Acho que a questão, na verdade, é outra. Isso deveria ser visto ao contrário. Nós conseguimos nos colocar no Brasil? Não. A dificuldade é esta. Houve uma grande política cultural. No passado, criaram-se estruturas para que qualquer artista pudesse vir à Europa, por exemplo. Já do nosso lado, não havia esses incentivos, da mesma forma que continua não existindo. Há muito pouco incentivo para cultura nesse ponto de vista. É mais do que uma questão de ser algo mútuo. É questão de ter que encontrar os meios para maior apoio da cultura. São coisas pontuais.

 

A cena de Portugal

TMDQA!: Aqui no Brasil, por sinal, vemos o crescimento de uma cena musical cada vez mais inventiva e interessante. É assim aí também?

Hélio: Durante muitos anos, o rock tomou conta da cena musical daqui.

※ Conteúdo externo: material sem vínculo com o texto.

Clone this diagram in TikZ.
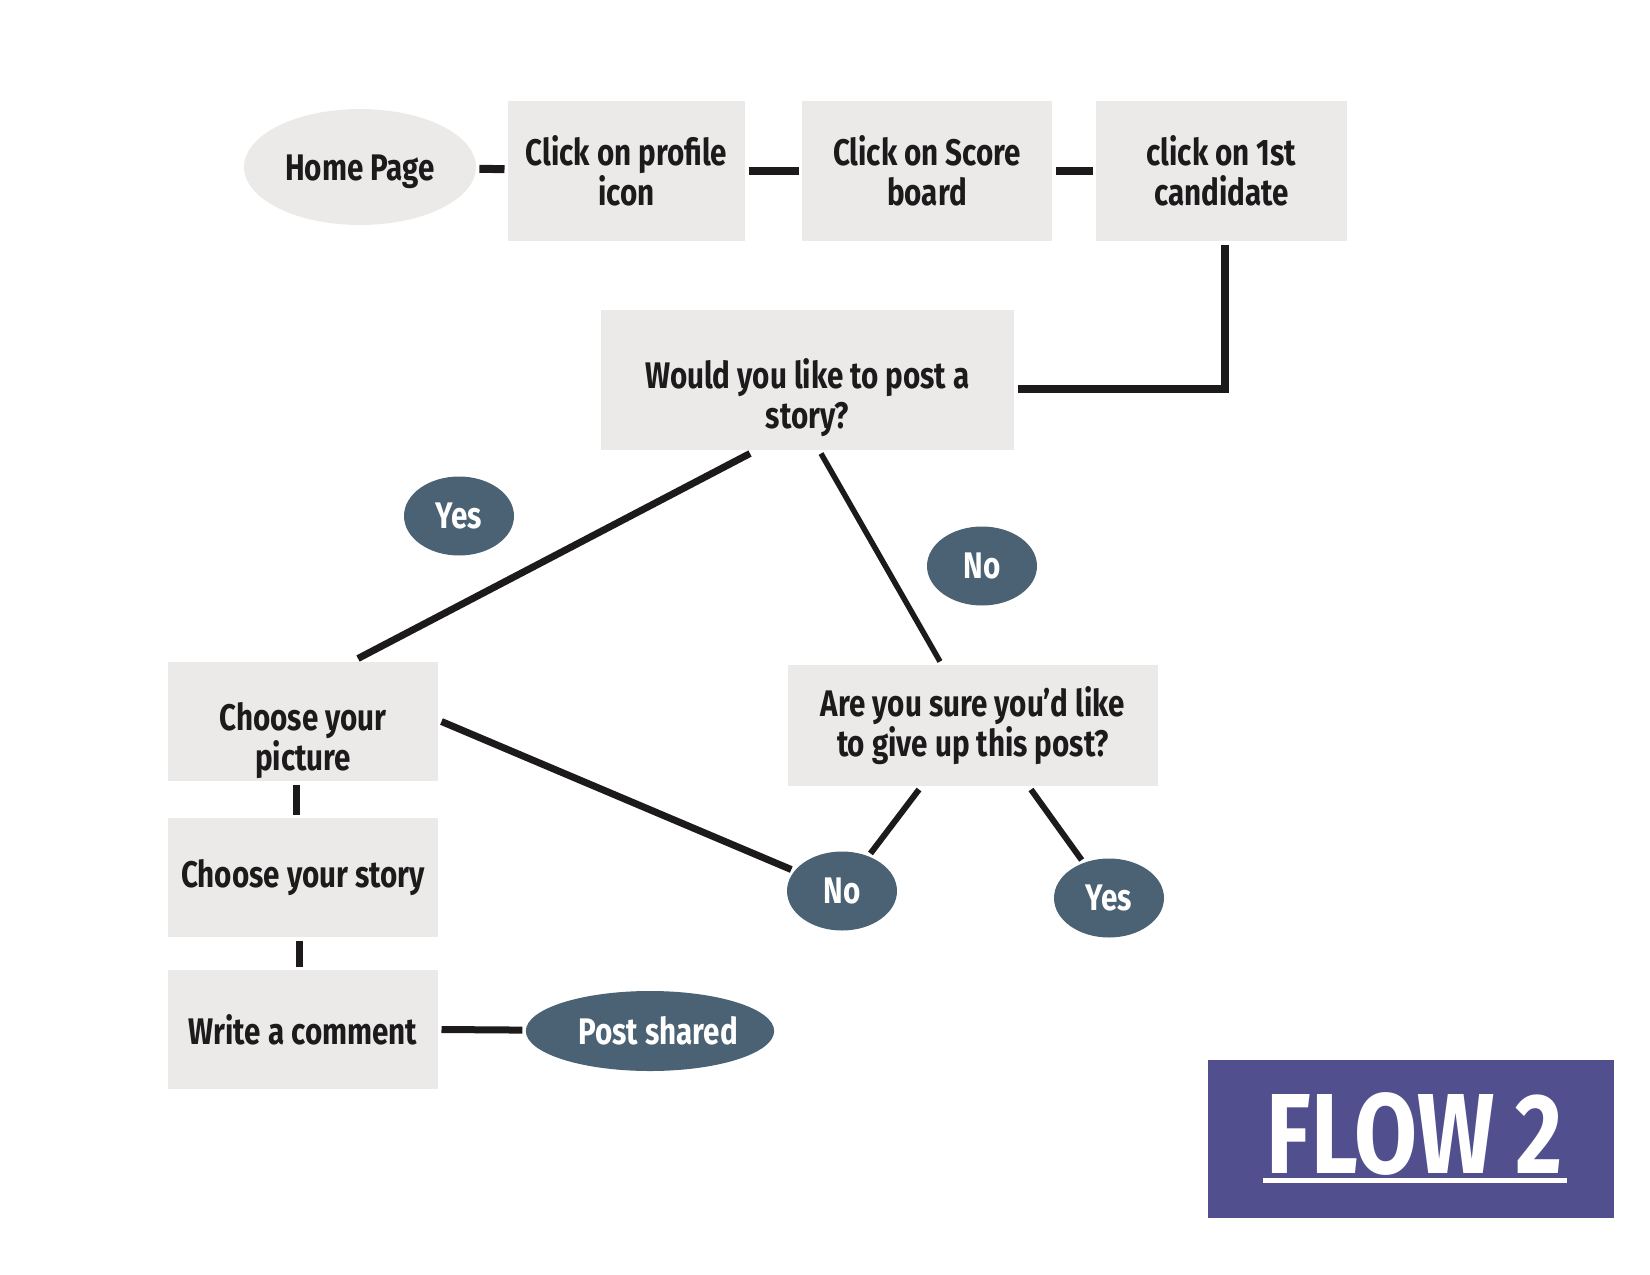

Isto no universo mais pop. O David Fonseca, por exemplo, faz um pop rock. Era um dos artistas mais conhecidos, tal como Pedro Abrunhosa. Esta coisas dos artistas pop se assemelharem mais com os artistas pop “lá de fora” é uma coisa mais recente que tomou muito espaço. Mas é isto: se as pessoas ouvem, tem que estar presente. A verdade é que, neste momento, há uma cena muito em volta do beat making. Antes, Beyoncés e Rihannas não tinham espaço por aqui. Hoje me dia, não é bem assim. Temos a Blaya, o Dino D’Santiago, o Prodígio, o Plutónio… É uma nova cena, misturada. O trap também está muito forte por aqui, com Sam The Kid, Regula e mais.

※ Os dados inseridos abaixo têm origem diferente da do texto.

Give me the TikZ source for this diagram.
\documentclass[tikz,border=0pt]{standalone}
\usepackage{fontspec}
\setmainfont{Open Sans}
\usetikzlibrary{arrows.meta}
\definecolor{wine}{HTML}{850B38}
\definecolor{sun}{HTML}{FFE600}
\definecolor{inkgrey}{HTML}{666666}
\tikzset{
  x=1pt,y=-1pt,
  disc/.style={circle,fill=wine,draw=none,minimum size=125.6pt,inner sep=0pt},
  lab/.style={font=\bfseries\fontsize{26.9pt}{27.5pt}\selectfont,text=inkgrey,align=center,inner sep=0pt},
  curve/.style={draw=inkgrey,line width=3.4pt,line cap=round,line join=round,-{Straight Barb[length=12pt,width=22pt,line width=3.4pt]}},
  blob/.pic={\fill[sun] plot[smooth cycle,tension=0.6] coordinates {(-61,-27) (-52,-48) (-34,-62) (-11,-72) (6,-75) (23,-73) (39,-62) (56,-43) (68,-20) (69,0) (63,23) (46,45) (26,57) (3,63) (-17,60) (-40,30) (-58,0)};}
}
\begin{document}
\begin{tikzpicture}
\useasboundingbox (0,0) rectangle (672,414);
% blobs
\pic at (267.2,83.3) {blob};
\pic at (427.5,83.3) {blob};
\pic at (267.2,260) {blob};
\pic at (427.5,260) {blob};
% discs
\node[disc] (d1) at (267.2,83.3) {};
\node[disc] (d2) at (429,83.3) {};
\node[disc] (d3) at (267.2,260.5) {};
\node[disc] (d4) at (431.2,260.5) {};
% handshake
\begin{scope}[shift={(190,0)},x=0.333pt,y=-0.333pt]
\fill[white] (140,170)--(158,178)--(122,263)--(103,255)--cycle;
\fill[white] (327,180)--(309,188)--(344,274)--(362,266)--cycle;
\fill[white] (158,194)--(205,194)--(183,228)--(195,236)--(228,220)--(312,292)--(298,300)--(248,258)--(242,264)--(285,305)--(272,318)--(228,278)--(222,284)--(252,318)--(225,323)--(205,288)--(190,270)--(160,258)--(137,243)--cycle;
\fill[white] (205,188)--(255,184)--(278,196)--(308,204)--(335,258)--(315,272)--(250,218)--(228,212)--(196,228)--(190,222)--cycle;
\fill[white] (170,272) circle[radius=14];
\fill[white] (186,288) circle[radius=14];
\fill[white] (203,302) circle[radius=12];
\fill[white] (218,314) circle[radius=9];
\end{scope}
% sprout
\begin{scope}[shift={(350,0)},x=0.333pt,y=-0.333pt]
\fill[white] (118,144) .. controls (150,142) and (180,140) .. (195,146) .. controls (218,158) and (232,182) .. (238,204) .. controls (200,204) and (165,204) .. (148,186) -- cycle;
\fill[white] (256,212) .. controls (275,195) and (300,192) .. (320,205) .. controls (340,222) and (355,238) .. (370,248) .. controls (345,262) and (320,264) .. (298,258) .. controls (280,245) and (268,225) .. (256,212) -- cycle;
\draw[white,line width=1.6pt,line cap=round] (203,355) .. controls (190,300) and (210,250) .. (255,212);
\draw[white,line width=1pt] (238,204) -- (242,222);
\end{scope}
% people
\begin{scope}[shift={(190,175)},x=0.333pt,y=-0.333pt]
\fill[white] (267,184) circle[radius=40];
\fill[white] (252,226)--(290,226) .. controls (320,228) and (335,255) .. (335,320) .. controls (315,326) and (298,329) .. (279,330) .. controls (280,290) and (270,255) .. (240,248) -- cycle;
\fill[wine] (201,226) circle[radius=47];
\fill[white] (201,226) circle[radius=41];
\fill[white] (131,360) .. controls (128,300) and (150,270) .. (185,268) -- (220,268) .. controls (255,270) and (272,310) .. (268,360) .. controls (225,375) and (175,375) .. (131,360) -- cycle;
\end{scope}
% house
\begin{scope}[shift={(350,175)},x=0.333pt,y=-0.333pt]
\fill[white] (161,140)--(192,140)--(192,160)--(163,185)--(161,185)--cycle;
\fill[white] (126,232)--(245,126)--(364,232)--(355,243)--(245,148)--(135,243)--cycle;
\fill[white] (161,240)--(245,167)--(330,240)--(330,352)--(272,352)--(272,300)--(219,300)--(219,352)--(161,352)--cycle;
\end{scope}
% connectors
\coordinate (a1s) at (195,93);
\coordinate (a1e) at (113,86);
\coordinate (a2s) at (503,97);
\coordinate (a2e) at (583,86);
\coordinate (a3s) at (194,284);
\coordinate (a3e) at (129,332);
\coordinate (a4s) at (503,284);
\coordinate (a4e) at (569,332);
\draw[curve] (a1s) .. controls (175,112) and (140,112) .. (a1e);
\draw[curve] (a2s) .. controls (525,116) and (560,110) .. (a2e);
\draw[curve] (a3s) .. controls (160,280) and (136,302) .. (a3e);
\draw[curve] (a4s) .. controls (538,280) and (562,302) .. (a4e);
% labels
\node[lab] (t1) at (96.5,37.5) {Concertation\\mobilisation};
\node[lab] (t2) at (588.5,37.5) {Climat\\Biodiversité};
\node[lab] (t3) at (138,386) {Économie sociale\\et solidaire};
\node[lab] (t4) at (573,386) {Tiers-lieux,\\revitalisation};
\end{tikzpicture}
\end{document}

Mas as bandas de rock mais antigas continuam com seu espaço. Existe também uma outra galera crescendo, como a Capitão Fausto. Apesar de ser tipicamente rock, eles são a última banda daqui a quase chegar a um nível mais popular. Depois, em níveis um pouco menos abrangentes, temos Linda Martini, The Legendary Tigerman, os PAUS também. A cena indie rock é grande também.

TMDQA!: A exemplo não só dos artistas brasileiros, até que ponto, nos dias de hoje, fronteiras de países podem limitar a possibilidade de parcerias internacionais? Digo, até que ponto estamos, ao nos fecharmos em fronteiras, estamos perdendo a chance de parcerias frutíferas?

Hélio: Eu não sei até que ponto nos perdemos. Às vezes, nem tem a ver com fronteira física, mas sim com indústria. Nós fizemos muita tour na Europa. Para resultar em algo substancial, implica em um esforço muito grande. Eu lembro que, em 2014, os PAUS fizeram uns 60 shows pela Europa. Eu lembro que das apresentações todas, eu devo ter faturado muito pouco. É preciso um grande investimento, não só monetário como também um investimento pessoal. Por aqui, tocar fora rende um cachê menor do que tocar em casa. É necessário fazer, mas o fato de estarmos distante do centro da Europa nos prejudica.

Uma banda de Luxemburgo, por exemplo, consegue todos os fins de semanas fazer um festival em vários lugares. Já uma banda portuguesa precisa entrar em tour durante um mês para conseguir renda. O cachê é quase todo consumido só com os voos. Fica complicado criar mais ligações com mais artistas em outros países porque a própria logística e a forma como a indústria está montada giram muito ali pela Inglaterra e pela França. Implica um esforço pessoal muito grande.